Naomi Osaka says nobody remembers a loser — and she doesn’t plan to be one when she tries to win a fourth Grand Slam crown against Jennifer Brady in the Australian Open final on Saturday.
A second trophy at Melbourne Park would mean the 23-year-old from Japan has won half of the majors she’s contested since her first at the US Open final in 2018 — an infamous match forever remembered for Serena Williams’s implosion.
Osaka’s demolition of Williams in the semi-final on Thursday ended the 39-year-old’s latest attempt to win an elusive record-equalling 24th Slam title and reinforced the belief that a new generation is taking over from the American.
Osaka is at the forefront of the young wave and credits a new-found mental maturity for being able to battle through matches under the highest pressure.
And she had a warning for the 22nd-seeded American Brady ahead of the final.
“I have this mentality that people don’t remember the runners-up,” she said.
“I think I fight the hardest in the finals. I think that’s where you sort of set yourself apart.”
Osaka is the hot favourite against Brady, who is making her Grand Slam final debut after being forced into a hard 14-day quarantine ahead of the Australian Open, where she was confined to her hotel room and unable to train.
The pair first clashed as juniors in Florida seven years ago when Brady won.
Osaka has won both their matches since with their rivalry hitting new heights in the second of those, last year’s epic US Open semi-final.
Eventual champion Osaka prevailed 7-6 (7/1), 3-6, 6-3 in a nerve-jangling encounter, dubbed by some as the best match of the truncated 2020 season.
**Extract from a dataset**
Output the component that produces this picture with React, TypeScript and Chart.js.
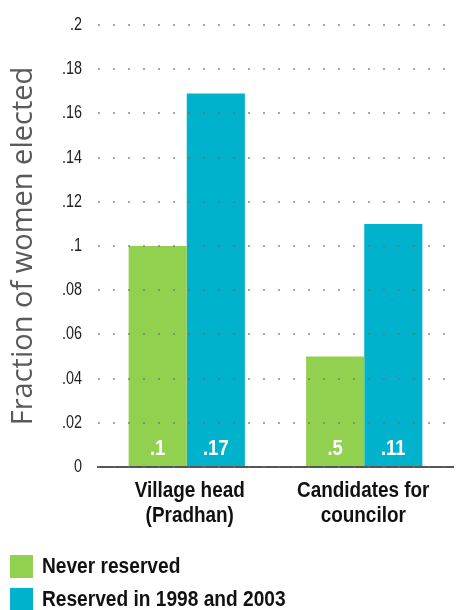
import React, { useEffect, useRef } from 'react';
import { Chart, registerables } from 'chart.js';

Chart.register(...registerables);

// ---- data ----
const categories = [['Village head', '(Pradhan)'], ['Candidates for', 'councilor']];
const seriesNames = ['Never reserved', 'Reserved in 1998 and 2003'];
const neverReserved = [0.1, 0.05];
const reservedSeries = [0.169, 0.11];
const neverReservedLabels = ['.1', '.5'];
const reservedLabels = ['.17', '.11'];
const yTickLabels = ['0', '.02', '.04', '.06', '.08', '.1', '.12', '.14', '.16', '.18', '.2'];
const yTitle = 'Fraction of women elected';

const seriesColors = ['#92D050', '#00B2CB'];
const SANS = "'Liberation Sans', Arial, sans-serif";

function drawNarrow(ctx: CanvasRenderingContext2D, text: string, x: number, y: number, sx: number, align: CanvasTextAlign) {
  ctx.save();
  ctx.translate(x, y);
  ctx.scale(sx, 1);
  ctx.textAlign = align;
  ctx.textBaseline = 'middle';
  ctx.fillText(text, 0, 0);
  ctx.restore();
}

const textPlugin = {
  id: 'narrowText',
  afterDraw(chart: any) {
    const ctx: CanvasRenderingContext2D = chart.ctx;
    const area = chart.chartArea;
    ctx.save();

    // y tick labels from the y scale
    const yScale = chart.scales.y;
    ctx.fillStyle = '#222222';
    ctx.font = `18px ${SANS}`;
    yScale.ticks.forEach((t: any, i: number) => {
      drawNarrow(ctx, yTickLabels[i], 82, yScale.getPixelForValue(t.value), 0.8, 'right');
    });

    // x category labels from the x scale
    const xScale = chart.scales.x;
    ctx.fillStyle = '#111111';
    ctx.font = `bold 22px ${SANS}`;
    categories.forEach((lines, i) => {
      const x = xScale.getPixelForTick(i);
      lines.forEach((line, k) => {
        drawNarrow(ctx, line, x + (i === 0 ? 3 : -1), area.bottom + 24 + k * 25, 0.86, 'center');
      });
    });

    // bar value labels
    const labelSets = [neverReservedLabels, reservedLabels];
    ctx.fillStyle = '#ffffff';
    ctx.font = `bold 22px ${SANS}`;
    chart.data.datasets.forEach((_: any, di: number) => {
      const meta = chart.getDatasetMeta(di);
      meta.data.forEach((el: any, j: number) => {
        drawNarrow(ctx, labelSets[di][j], el.x, area.bottom - 18, 0.84, 'center');
      });
    });

    // legend (stacked)
    chart.data.datasets.forEach((ds: any, i: number) => {
      const top = 555 + i * 33;
      ctx.fillStyle = ds.backgroundColor;
      ctx.fillRect(10, top, 23, 23);
      ctx.fillStyle = '#111111';
      ctx.font = `bold 22px ${SANS}`;
      drawNarrow(ctx, ds.label, 42, top + 12, 0.87, 'left');
    });

    ctx.restore();
  },
};

export default function App() {
  const canvasRef = useRef<HTMLCanvasElement | null>(null);

  useEffect(() => {
    if (!canvasRef.current) return;
    const chart = new Chart(canvasRef.current, {
      type: 'bar',
      data: {
        labels: categories as any,
        datasets: [
          {
            label: seriesNames[0],
            data: neverReserved,
            backgroundColor: seriesColors[0],
            categoryPercentage: 0.655,
            barPercentage: 1,
          },
          {
            label: seriesNames[1],
            data: reservedSeries,
            backgroundColor: seriesColors[1],
            categoryPercentage: 0.655,
            barPercentage: 1,
          },
        ],
      },
      options: {
        animation: false,
        responsive: false,
        layout: { padding: { top: 25, left: 0, right: 4, bottom: 80 } },
        plugins: {
          legend: { display: false },
          tooltip: { enabled: false },
        },
        scales: {
          x: {
            grid: { display: false },
            border: { display: true, color: '#555555', width: 2 },
            ticks: { display: false },
            afterFit(scale: any) {
              scale.height = 63;
            },
          },
          y: {
            min: 0,
            max: 0.2,
            ticks: {
              display: false,
              stepSize: 0.02,
            },
            grid: {
              color: 'rgba(110,110,110,0.6)',
              lineWidth: 2,
              drawTicks: false,
              z: 1,
            },
            border: { display: false, dash: [2, 13] },
            title: {
              display: true,
              text: yTitle,
              color: '#5a5a5a',
              font: { family: "'Open Sans', 'DejaVu Sans', sans-serif", size: 29, weight: 'normal' },
              padding: { top: 6, bottom: 0 },
            },
            afterFit(scale: any) {
              scale.width = 98;
            },
          },
        },
      },
      plugins: [textPlugin],
    });
    return () => chart.destroy();
  }, []);

  return (
    <div style={{ position: 'absolute', left: 0, top: 0, width: 457, height: 610, background: '#fff' }}>
      <canvas ref={canvasRef} width={457} height={610} style={{ display: 'block' }} />
    </div>
  );
}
“Was probably (in the) top two matches I’ve played in my life,” Osaka said of the classic at Flushing Meadows.
“I think the matches I remember the most when I’m having a very hard time. I think about that match a lot.”
Third seed Osaka believes she had sharpened her game since then, which will be crucial to blunt the strong-serving American.
“I play a little bit different now,” said Osaka, who is riding an unbeaten 20-match winning streak stretching 12 months.
“I think my returns are better. I can’t fully base everything on that match, but definitely it’s something to reference.”
Brady, 25, has not faced a higher-ranked player in her run to the final, helped by the exits of world number one Ashleigh Barty and defending champion Sofia Kenin on her side of the draw.
Having not lost a set until surviving a three-set thriller to Karolina Muchova in the semis, Brady knows she’s in for a fight against a player she long believed was destined for stardom.
“We grew up playing junior local tournaments in Florida,” she said.
“I remember playing her, I was, like, ‘Wow, she hits the ball huge. She’s going to be good. She’s got something special’.”
Brady, who “didn’t really like” tennis a youngster but rekindled her love for the sport at college, has revelled in self-belief since her breakthrough in New York, but admitted the cauldron of a Slam final will be a new experience.
“I don’t know how I’m going to feel on Saturday,” she said.
“There are going to be moments, games, points where I’m going to be thinking … ‘Wow, this could be my first Grand Slam title’.”
Osaka is more experienced on the highest stage despite being two years younger and has changed her attitude to big-match occasions.
“I used to weigh my entire existence on if I won or lost a tennis match,” she said. “That’s just not how I feel any more.”
Osaka, who has never lost a Slam match after getting past the fourth round, is aiming to become the first woman’s player since Monica Seles to win her first four Grand Slam finals.